Clases de recuperación que se decía y la tarde ardiente, mordida de chicharras, aturdida de grillos, y a pesar de todo, el silencio de las siestas con moscas en los zaguanes en sombra.

A pesar de eso, el calor que se colaba por la rendija de un postigo, de una gatera, como un gato de lumbre. Y el botijo, rezumante de gotas, fresco, amable, presto a calmar la sed con su chorro, un placer insuperable de aquella tarde de verano.
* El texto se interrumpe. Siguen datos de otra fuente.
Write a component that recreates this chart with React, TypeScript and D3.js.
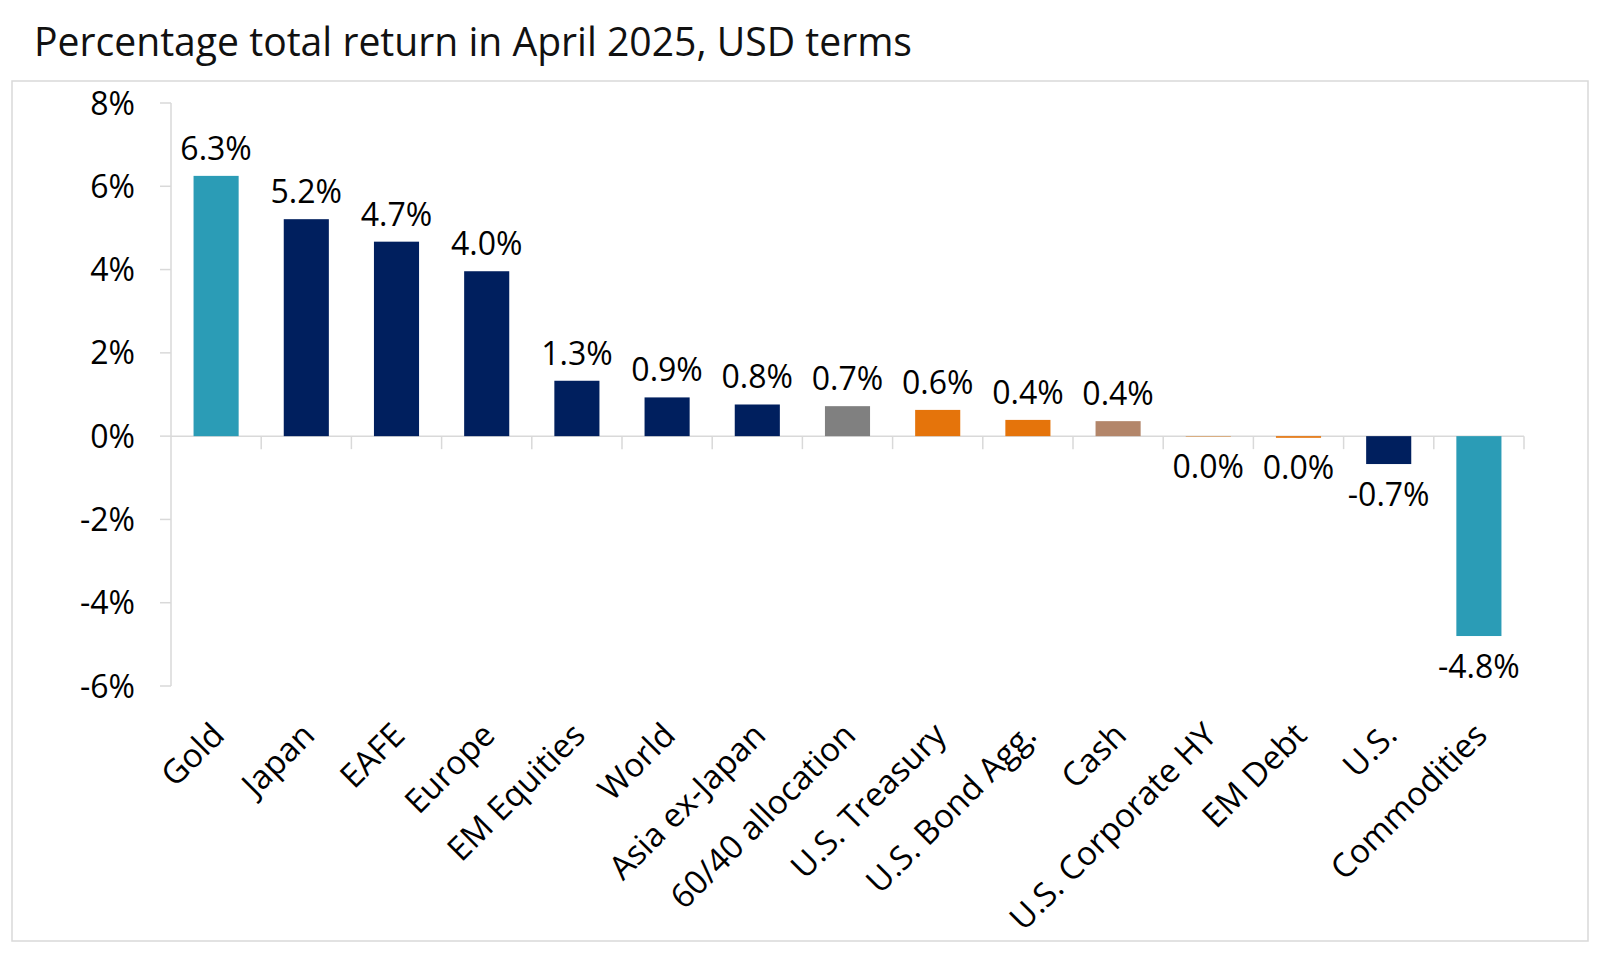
import React, { useEffect, useRef } from 'react';
import * as d3 from 'd3';

const categories = [
  'Gold', 'Japan', 'EAFE', 'Europe', 'EM Equities', 'World', 'Asia ex-Japan',
  '60/40 allocation', 'U.S. Treasury', 'U.S. Bond Agg.', 'Cash', 'U.S. Corporate HY',
  'EM Debt', 'U.S.', 'Commodities',
];
const returns = [6.25, 5.21, 4.67, 3.96, 1.33, 0.93, 0.76, 0.72, 0.63, 0.39, 0.36, -0.02, -0.04, -0.67, -4.8];
const barColors = [
  '#2b9cb6', '#001f5e', '#001f5e', '#001f5e', '#001f5e', '#001f5e', '#001f5e',
  '#808080', '#e5740b', '#e5740b', '#b3866a', '#d9a570', '#e5740b', '#001f5e', '#2b9cb6',
];
const yTicks = [8, 6, 4, 2, 0, -2, -4, -6];

const W = 1600;
const H = 974;
const FONT = "'Open Sans', 'Liberation Sans', sans-serif";

const fmt = (v: number) => {
  const s = v.toFixed(1);
  return (s === '-0.0' ? '0.0' : s) + '%';
};

const App: React.FC = () => {
  const svgRef = useRef<SVGSVGElement>(null);

  useEffect(() => {
    if (!svgRef.current) return;
    const svg = d3.select(svgRef.current);
    svg.selectAll('*').remove();

    const x0 = 171;
    const x1 = 1524;
    const y = d3.scaleLinear().domain([-6, 8]).range([686, 103]);
    const x = d3.scaleBand<string>().domain(categories).range([x0, x1]).paddingInner(0.5).paddingOuter(0.25);
    const step = x.step();

    // outer frame
    svg.append('rect')
      .attr('x', 12).attr('y', 81).attr('width', 1576).attr('height', 860)
      .attr('fill', 'none').attr('stroke', '#d9d9d9').attr('stroke-width', 1.5);

    // title
    svg.append('text')
      .attr('x', 34).attr('y', 56)
      .attr('textLength', 878).attr('lengthAdjust', 'spacingAndGlyphs')
      .attr('font-family', FONT).attr('font-size', 41).attr('fill', '#111')
      .text('Percentage total return in April 2025, USD terms');

    const axis = svg.append('g').attr('stroke', '#d9d9d9').attr('stroke-width', 1.5);
    // y axis line + ticks
    axis.append('line').attr('x1', x0).attr('x2', x0).attr('y1', y(8)).attr('y2', y(-6));
    axis.selectAll('.yt').data(yTicks).enter().append('line')
      .attr('x1', x0 - 11).attr('x2', x0).attr('y1', d => y(d)).attr('y2', d => y(d));
    // zero line + category ticks
    axis.append('line').attr('x1', x0).attr('x2', x1).attr('y1', y(0)).attr('y2', y(0));
    axis.selectAll('.xt').data(d3.range(1, categories.length + 1)).enter().append('line')
      .attr('x1', d => x0 + d * step).attr('x2', d => x0 + d * step)
      .attr('y1', y(0)).attr('y2', y(0) + 13);

    svg.selectAll('.ytl').data(yTicks).enter().append('text')
      .attr('x', 135).attr('y', d => y(d)).attr('dy', '0.36em')
      .attr('text-anchor', 'end').attr('font-family', FONT).attr('font-size', 32).attr('fill', '#000')
      .text(d => `${d}%`);

    // bars
    svg.selectAll('.bar').data(returns).enter().append('rect')
      .attr('x', (_, i) => x(categories[i])!)
      .attr('width', x.bandwidth())
      .attr('y', d => y(Math.max(0, d)))
      .attr('height', d => Math.abs(y(d) - y(0)))
      .attr('fill', (_, i) => barColors[i]);

    // value labels
    svg.selectAll('.val').data(returns).enter().append('text')
      .attr('x', (_, i) => x(categories[i])! + x.bandwidth() / 2)
      .attr('y', d => (d >= 0 ? y(d) - 16 : y(d) + 41.5))
      .attr('text-anchor', 'middle').attr('font-family', FONT).attr('font-size', 32).attr('fill', '#000')
      .text(d => fmt(d));

    // category labels
    svg.selectAll('.cat').data(categories).enter().append('text')
      .attr('transform', d => `translate(${x(d)! + x.bandwidth() / 2 + 2},${729}) rotate(-45)`)
      .attr('dy', '0.35em')
      .attr('text-anchor', 'end').attr('font-family', FONT).attr('font-size', 33).attr('fill', '#000')
      .text(d => d);
  }, []);

  return (
    <svg
      ref={svgRef}
      width={W}
      height={H}
      viewBox={`0 0 ${W} ${H}`}
      style={{ position: 'absolute', left: 0, top: 0, background: '#fff' }}
    />
  );
};

export default App;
Tenía yo trece años y en aquella tarde de julio, después del ardor de la siesta, la noticia increíble de los hombres de la luna. Esa huella en el satélite, y Armstrong, Aldrin y Collins, protagonista del salto gigante al misterio.

Cincuenta años. Una efemérides importante para un sueño, y después han pasado muchas cosas, y siguen pasando, cosas buenas y malas y ahora el hombre piensa en Marte e incluso piensa el hombre habitar algún día Marte, y si esto es así, los marcianos serán hijos de los hombres y de las mujeres que una vez habitaron la tierra, y a lo mejor viene en platillos volantes a ver a sus parientes de la Tierra, y esto se puede entender como un regreso al futuro, como un planeta de los simios, esperado y reconocible.

Pero aquella tarde de julio del 69, en la clase de recuperación, había dos ceniceros en forma de corazones, rojo y azul, y la luna no se si era como una pelota encendida, con cara de madre, o como una tajada de sandía o de melón, pero el hombre, con mayúsculas, decían que había pisado en ella. Hace medio siglo.